De geplande wandeling was opnieuw in een kloof, maar nu een die vanaf het strand tot op wat hoger op de berg liep. We reden naar de parkeerplaats, liepen een stuk naar het strand en startten daar met de wandeling. Die begon gemoedelijk met een rotsblokje hier en daar, maar werd al gauw flink uitdagender. Toen je alleen nog maar met behulp van een touw omhoog kwam, keerden Hans en Alexandra om. Mich en ik klommen nog een tijdje door, tot we écht niet meer zagen hoe we verder konden. Toen begon het ook weer te hozen en het omlaag klimmen over de rotsen was minstens zo spannend als de heenweg. Gelukkig ging dat allemaal goed; toen we terugkwamen bij het strandje konden we samen met H&A nog fijn een duik nemen.

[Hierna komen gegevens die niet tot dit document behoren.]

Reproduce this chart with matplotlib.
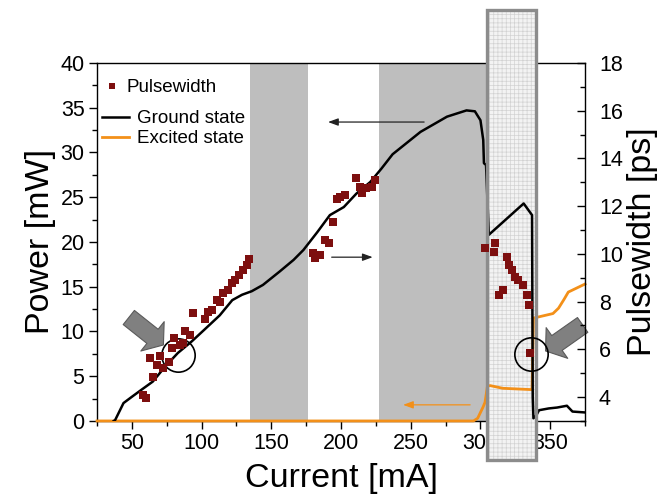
import matplotlib
matplotlib.use("Agg")
import matplotlib.pyplot as plt
import matplotlib.transforms as mtransforms
from matplotlib.patches import Rectangle
from matplotlib.lines import Line2D
from matplotlib.ticker import MultipleLocator
import numpy as np

plt.rcParams['font.family'] = ['Liberation Sans', 'DejaVu Sans']
plt.rcParams['hatch.linewidth'] = 0.5

# ---------------- data ----------------
gs_x = [37, 38, 44, 50, 57, 65, 74, 83, 93, 102, 113, 122, 129, 136, 144, 156, 166,
        173, 183, 192, 202, 211, 221, 229, 237, 257, 276, 290, 296, 300, 302, 302.5, 304,
        306, 331, 337, 337.5, 338, 340, 342, 349, 355, 362, 366, 375]
gs_p = [0, 0.1, 2.0, 2.7, 3.5, 4.4, 6.1, 7.6, 8.9, 10.2, 11.8, 13.5, 14.1, 14.5, 15.2, 16.7, 18.0,
        19.1, 21.1, 23.0, 23.9, 25.4, 26.7, 28.2, 29.8, 32.3, 34.0, 34.7, 34.6, 33.6, 31.4, 28.8, 28.6,
        20.8, 24.3, 23.0, 2.7, 0.3, 0.6, 1.2, 1.4, 1.5, 1.7, 1.05, 0.95]

es_x = [25, 295, 298, 302, 303.3, 305, 307, 316, 337, 338, 341, 352, 356, 360, 363, 375]
es_p = [0, 0, 0.3, 1.6, 2.1, 3.9, 3.95, 3.65, 3.5, 11.5, 11.6, 12.0, 12.6, 13.6, 14.4, 15.3]

pw_x = [58, 60, 63, 65.4, 67.8, 70.2, 72.6, 76.7, 79, 80.4, 84.5, 86.9, 88.1, 91.7, 94.1,
        102.5, 104.8, 107.3, 110.8, 113.2, 115.6, 119.2, 121.6, 124, 126.9, 130, 132.4, 134.3,
        180.2, 181.4, 185, 188.6, 191.6, 194, 196.9, 199.3, 202.9, 210.8, 213.7, 214.9, 218, 222, 224.4,
        303.3, 309.8, 310.5, 313.6, 316.5, 318.8, 320.8, 322.4, 324.9, 327.2, 330.8, 333.2, 335.1, 335.6]
pw_ps = [4.1, 3.95, 5.65, 4.86, 5.35, 5.72, 5.2, 5.48, 6.04, 6.49, 6.18, 6.26, 6.78, 6.6, 7.54,
         7.26, 7.58, 7.65, 8.07, 8.0, 8.35, 8.49, 8.77, 8.9, 9.12, 9.33, 9.54, 9.77,
         10.03, 9.82, 9.95, 10.58, 10.47, 11.35, 12.29, 12.4, 12.47, 13.2, 12.8, 12.54, 12.75, 12.8, 13.1,
         10.23, 10.09, 10.47, 8.28, 8.49, 9.88, 9.54, 9.33, 9.05, 8.91, 8.70, 8.28, 7.86, 5.84]

gray_bands = [(135, 176), (227, 305)]
hatched_band = (305, 340)

x_ticks = [50, 100, 150, 200, 250, 300, 350]
p_ticks = [0, 5, 10, 15, 20, 25, 30, 35, 40]
pw_ticks = [4, 6, 8, 10, 12, 14, 16, 18]

# ---------------- figure ----------------
fig = plt.figure(figsize=(6.6, 4.97), dpi=100)
ax = fig.add_axes([0.147, 0.153, 0.7394, 0.7203])
ax.set_xlim(25, 375)
ax.set_ylim(0, 40)

for a, b in gray_bands:
    ax.axvspan(a, b, color='#bebebe', lw=0, zorder=0.5)

trans = mtransforms.blended_transform_factory(ax.transData, ax.transAxes)
y0, y1 = -0.109, 1.148
fill = Rectangle((hatched_band[0], y0), hatched_band[1] - hatched_band[0], y1 - y0,
                 transform=trans, clip_on=False, facecolor='#f3f3f3',
                 edgecolor='#d2d2d2', hatch='++++', lw=0, zorder=3)
ax.add_patch(fill)
border = Rectangle((hatched_band[0], y0), hatched_band[1] - hatched_band[0], y1 - y0,
                   transform=trans, clip_on=False, fill=False,
                   edgecolor='#8c8c8c', lw=2.4, zorder=4.5)
ax.add_patch(border)

orange = '#f39019'
ax.plot(es_x, es_p, color=orange, lw=2.0, zorder=4, clip_on=False)
ax.plot(gs_x, gs_p, color='black', lw=1.8, zorder=4.2)

# thin arrows
ax.annotate('', xy=(190.7, 33.4), xytext=(259.6, 33.4),
            arrowprops=dict(arrowstyle='-|>,head_length=0.6,head_width=0.22', lw=0.9,
                            color='#222222', shrinkA=0, shrinkB=0), zorder=4)
ax.annotate('', xy=(222.7, 18.3), xytext=(193.3, 18.3),
            arrowprops=dict(arrowstyle='-|>,head_length=0.6,head_width=0.22', lw=0.9,
                            color='#222222', shrinkA=0, shrinkB=0), zorder=4)
ax.annotate('', xy=(244.5, 1.8), xytext=(292.6, 1.8),
            arrowprops=dict(arrowstyle='-|>,head_length=0.6,head_width=0.22', lw=0.9,
                            color=orange, shrinkA=0, shrinkB=0), zorder=4)

# big gray block arrows
for tail, tip in [((47.8, 11.56), (72.6, 8.49)), ((373.3, 10.73), (346.7, 7.82))]:
    ann = ax.annotate('', xy=tip, xytext=tail,
                      arrowprops=dict(arrowstyle='simple,head_length=0.5,head_width=1.35,tail_width=0.65',
                                      mutation_scale=20, fc='#808080', ec='#5a5a5a', lw=0.8,
                                      shrinkA=0, shrinkB=0), zorder=6, annotation_clip=False)
    ann.arrow_patch.set_clip_on(False)

# circles
ax.plot([83.3, 336.2], [7.37, 7.46], ls='none', marker='o', ms=24, mfc='none',
        mec='black', mew=1.2, zorder=6, clip_on=False)

# axes styling
ax.spines['right'].set_visible(False)
for s in ['left', 'bottom', 'top']:
    ax.spines[s].set_linewidth(1.0)
ax.set_xticks(x_ticks)
ax.set_yticks(p_ticks)
ax.xaxis.set_minor_locator(MultipleLocator(25))
ax.yaxis.set_minor_locator(MultipleLocator(2.5))
ax.tick_params(axis='both', which='major', direction='out', length=6, width=1, labelsize=15.5, pad=3)
ax.tick_params(axis='both', which='minor', direction='out', length=3.5, width=1)
ax.tick_params(axis='x', top=False)
ax.set_xlabel('Current [mA]', fontsize=24.5, labelpad=6)
ax.set_ylabel('Power [mW]', fontsize=24.5, labelpad=3)

ax2 = ax.twinx()
ax2.set_ylim(3, 18)
for s in ['left', 'top', 'bottom']:
    ax2.spines[s].set_visible(False)
ax2.spines['right'].set_linewidth(1.0)
ax2.scatter(pw_x, pw_ps, marker='s', s=40, color='#7d0f0f', lw=0, zorder=5)
ax2.set_yticks(pw_ticks)
ax2.yaxis.set_minor_locator(MultipleLocator(1))
ax2.tick_params(axis='y', which='major', direction='in', length=6, width=1, labelsize=15.5, pad=10)
ax2.tick_params(axis='y', which='minor', direction='in', length=3.5, width=1)
ax2.set_ylabel('Pulsewidth [ps]', fontsize=24.5, labelpad=3)

# legends
h1 = Line2D([], [], ls='none', marker='s', ms=5, color='#7d0f0f', mew=0)
leg1 = ax2.legend([h1], ['Pulsewidth'], loc='upper left', bbox_to_anchor=(0.014, 0.955),
                  frameon=False, fontsize=13.5, borderpad=0, borderaxespad=0,
                  handlelength=0.9, handletextpad=0.3)
ax2.add_artist(leg1)
h2 = Line2D([], [], color='black', lw=1.8)
h3 = Line2D([], [], color=orange, lw=2.0)
ax2.legend([h2, h3], ['Ground state', 'Excited state'], loc='upper left',
           bbox_to_anchor=(0.0096, 0.868), frameon=False, fontsize=13.5, borderpad=0,
           borderaxespad=0, handlelength=1.47, handletextpad=0.4, labelspacing=0.15)

fig.savefig('out.png', dpi=100)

We gingen terug naar het appartementje om om te kleden en daarna door voor de lunch. Dat was in een leuk restaurantje langs de weg met mooie planten, lekkere zeevruchten en verse bruscetta, en een érg praatgrage maar vriendelijke ober. Terug bij het appartementje mocht ik mijn boek uitlezen (Camino, erg indrukwekkend) en verloor de rest zich in sudoku’s. Later op de avond gingen we nog even naar het centrum van Himarë voor een lekker toetje aan de boulevard. Toen we terugliepen naar de auto wipte ik nog het restaurantje in wat we op het oog hadden voor het ontbijt. Die bleek om 6.00u open voor koffie en 8.30u voor ontbijt, top!

 

Donderdag vertrokken we alweer uit Himarë, dus met een ingepakte auto reden we naar het ontbijtrestaurant. Daar stond al een tafel voor ons klaar, of tenminste: er stond een plantje op met een bordje met ‘4 personas’, ondanks dat ik geen officiële reservering had gemaakt. Zo leuk! Het werd vanaf dat moment alleen maar beter: super vriendelijke bediening, heerlijke crêpe met banaan/oreo/chocola, flinke broodjes en hele smaakvolle omeletten. En dat alles voor nog geen €20… en dan kregen we ook weer een gratis cakeje! Deze namen we mee voor onderweg in de auto, dat konden we wel gebruiken voor de 3 uur durende rit naar Tirana.